Your instructions => Retype only the lines below from the one with "Clone this chart in seaborn and matplotlib." to the one with "levels = [700, 600, 500, 400, 300, 200, 100]", inclusive, skipping every image.

[Rows from a dataset of charts and code]
*****

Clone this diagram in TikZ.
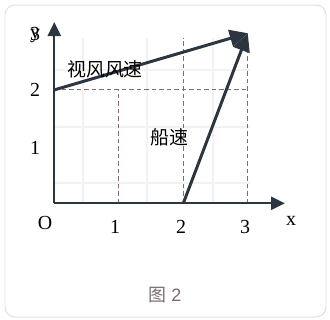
\documentclass[tikz,border=0pt]{standalone}
\usepackage{fontspec}
\setmainfont{Liberation Serif}
\newfontfamily\cjk{Noto Sans CJK SC}
\newfontfamily\capfont{Liberation Sans}
\usetikzlibrary{arrows.meta}
\definecolor{axiscol}{HTML}{2B3640}
\definecolor{dashcol}{HTML}{7F6D74}
\definecolor{gridcol}{HTML}{F4F1F2}
\definecolor{bordercol}{HTML}{E2DEDE}
\definecolor{capcol}{HTML}{7A6A72}
\tikzset{
  axisline/.style={draw=axiscol, line width=2.2pt, -{Triangle[length=14bp,width=13bp]}},
  vecline/.style={draw=axiscol, line width=3pt, -{Triangle[length=18bp,width=17bp]}},
  guide/.style={draw=dashcol, line width=1.1pt, dash pattern=on 4.5bp off 3bp},
  faint/.style={draw=gridcol, line width=1.5pt},
  lbl/.style={font=\fontsize{20}{20}\selectfont, text=black, inner sep=0pt},
  cjklbl/.style={font=\cjk\fontsize{19}{19}\selectfont, text=black, inner sep=0pt},
}
\begin{document}
\begin{tikzpicture}[x=1bp,y=-1bp]
\useasboundingbox (0,0) rectangle (330,320);
\draw[bordercol, line width=1pt, rounded corners=10bp] (5,5) rectangle (326,317);
% faint grid
\foreach \gx in {83,147,213} \draw[faint] (\gx,38) -- (\gx,203);
\foreach \gy in {70,127,183} \draw[faint] (54,\gy) -- (250,\gy);
% coordinates
\coordinate (O) at (54.3,203.3);
\coordinate (Y2) at (54.3,89.9);
\coordinate (X1) at (118.8,203.3);
\coordinate (X2) at (183.3,203.3);
\coordinate (X3) at (247.8,203.3);
\coordinate (P) at (247.8,33.2);
\coordinate (D1) at (118.8,89.9);
\coordinate (D2) at (183.3,38);
\coordinate (D3) at (247.8,89.9);
\coordinate (YT) at (54.3,22);
\coordinate (XT) at (285,203.3);
% dashed guides
\draw[guide] (Y2) -- (D3);
\draw[guide] (X1) -- (D1);
\draw[guide] (X2) -- (D2);
\draw[guide] (X3) -- (P);
% axes
\draw[axisline] (O) -- (YT);
\draw[axisline] (O) -- (XT);
% vectors
\draw[vecline] (Y2) -- (P);
\draw[vecline] (X2) -- (P);
% labels
\node[lbl] (ly) at (35,35) {\rlap{\raisebox{1.5bp}{y}}3};
\node[lbl] (l2) at (35,90) {2};
\node[lbl] (l1) at (35,148) {1};
\node[lbl] (lO) at (45,223) {O};
\node[lbl] (lx1) at (115,227) {1};
\node[lbl] (lx2) at (181,227) {2};
\node[lbl] (lx3) at (245,227) {3};
\node[lbl] (lx) at (291,221) {x};
\node[cjklbl] (wind) at (105,69) {视风风速};
\node[cjklbl] (boat) at (169,137) {船速};
\node[font=\capfont\fontsize{18}{18}\selectfont, text=capcol, inner sep=0pt] (cap) at (165,295) {{\cjk 图} 2};
\end{tikzpicture}
\end{document}
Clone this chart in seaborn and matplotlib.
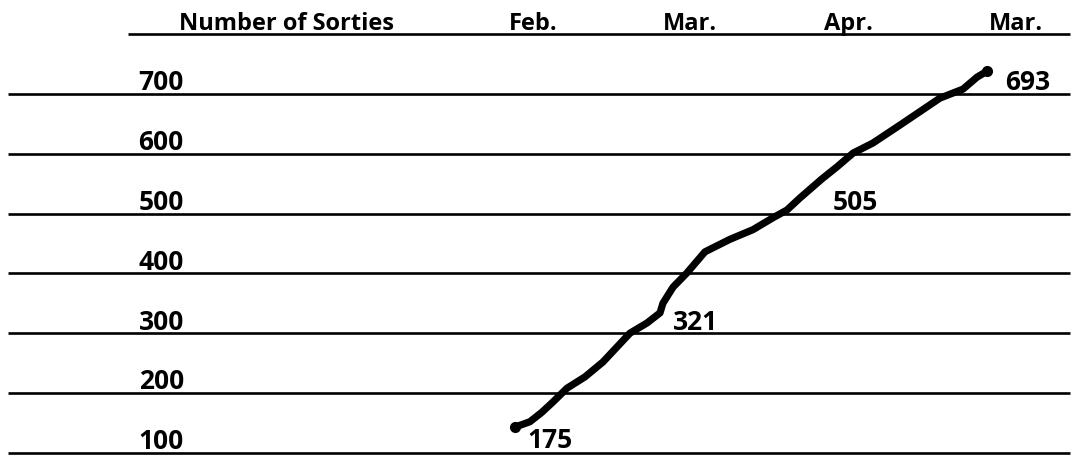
import matplotlib
matplotlib.use("Agg")
import matplotlib.pyplot as plt
import seaborn as sns
import pandas as pd

# Header row: title and month columns (x in month units, Feb. = 0)
header_labels = ["Number of Sorties", "Feb.", "Mar.", "Apr.", "Mar."]
header_x = [-1.53, 0.0, 0.975, 1.957, 3.0]

# Horizontal level lines and their labels
levels = [700, 600, 500, 400, 300, 200, 100]

# Hand-drawn curve
curve_x = [-0.112, -0.019, 0.056, 0.124, 0.211, 0.323, 0.435, 0.522, 0.602,
           0.708, 0.789, 0.807, 0.870, 0.957, 1.068, 1.224, 1.366, 1.491,
           1.578, 1.658, 1.795, 1.888, 1.988, 2.112, 2.280, 2.528, 2.671,
           2.758, 2.820]
curve_y = [143, 152, 168, 185, 208, 227, 252, 277, 300, 317, 334, 350, 377,
           401, 436, 457, 473, 493, 506, 526, 558, 578, 601, 618, 648, 693,
           708, 728, 738]

# Value callouts along the curve
callouts = ["175", "321", "505", "693"]
callout_x = [-0.037, 0.870, 1.863, 2.932]
callout_y = [108, 305, 506, 707]

df = pd.DataFrame({"month": curve_x, "sorties": curve_y})

sns.set_theme(style="white")
plt.rcParams["font.family"] = ["Open Sans", "DejaVu Sans"]

fig = plt.figure(figsize=(10.76, 4.57), dpi=100)
ax = fig.add_axes([0, 0, 1, 1])

x_left, x_right = -3.26, 3.335
ax.hlines(levels, x_left, x_right, color="black", linewidth=1.9)
ax.hlines([800], -2.516, x_right, color="black", linewidth=1.9)

sns.lineplot(data=df, x="month", y="sorties", sort=False, color="black",
             linewidth=5.2, solid_capstyle="round", ax=ax)
ax.plot([curve_x[0], curve_x[-1]], [curve_y[0], curve_y[-1]], "o",
        color="black", markersize=7)

head_font = dict(fontsize=17, fontweight="bold", color="black")
num_font = dict(fontsize=19, fontweight="bold", color="black")

for lab, xx in zip(header_labels, header_x):
    ax.text(xx, 807, lab, ha="center", va="baseline", **head_font)

for lv in levels:
    ax.text(-2.45, lv + 6, str(lv), ha="left", va="baseline", **num_font)

for lab, xx, yy in zip(callouts, callout_x, callout_y):
    ax.text(xx, yy, lab, ha="left", va="baseline", **num_font)

ax.set_xlim(-3.311, 3.373)
ax.set_ylim(93, 857)
ax.axis("off")

fig.savefig("out.png", dpi=100)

*****

Final result =>
Clone this chart in seaborn and matplotlib.
import matplotlib
matplotlib.use("Agg")
import matplotlib.pyplot as plt
import seaborn as sns
import pandas as pd

# Header row: title and month columns (x in month units, Feb. = 0)
header_labels = ["Number of Sorties", "Feb.", "Mar.", "Apr.", "Mar."]
header_x = [-1.53, 0.0, 0.975, 1.957, 3.0]

# Horizontal level lines and their labels
levels = [700, 600, 500, 400, 300, 200, 100]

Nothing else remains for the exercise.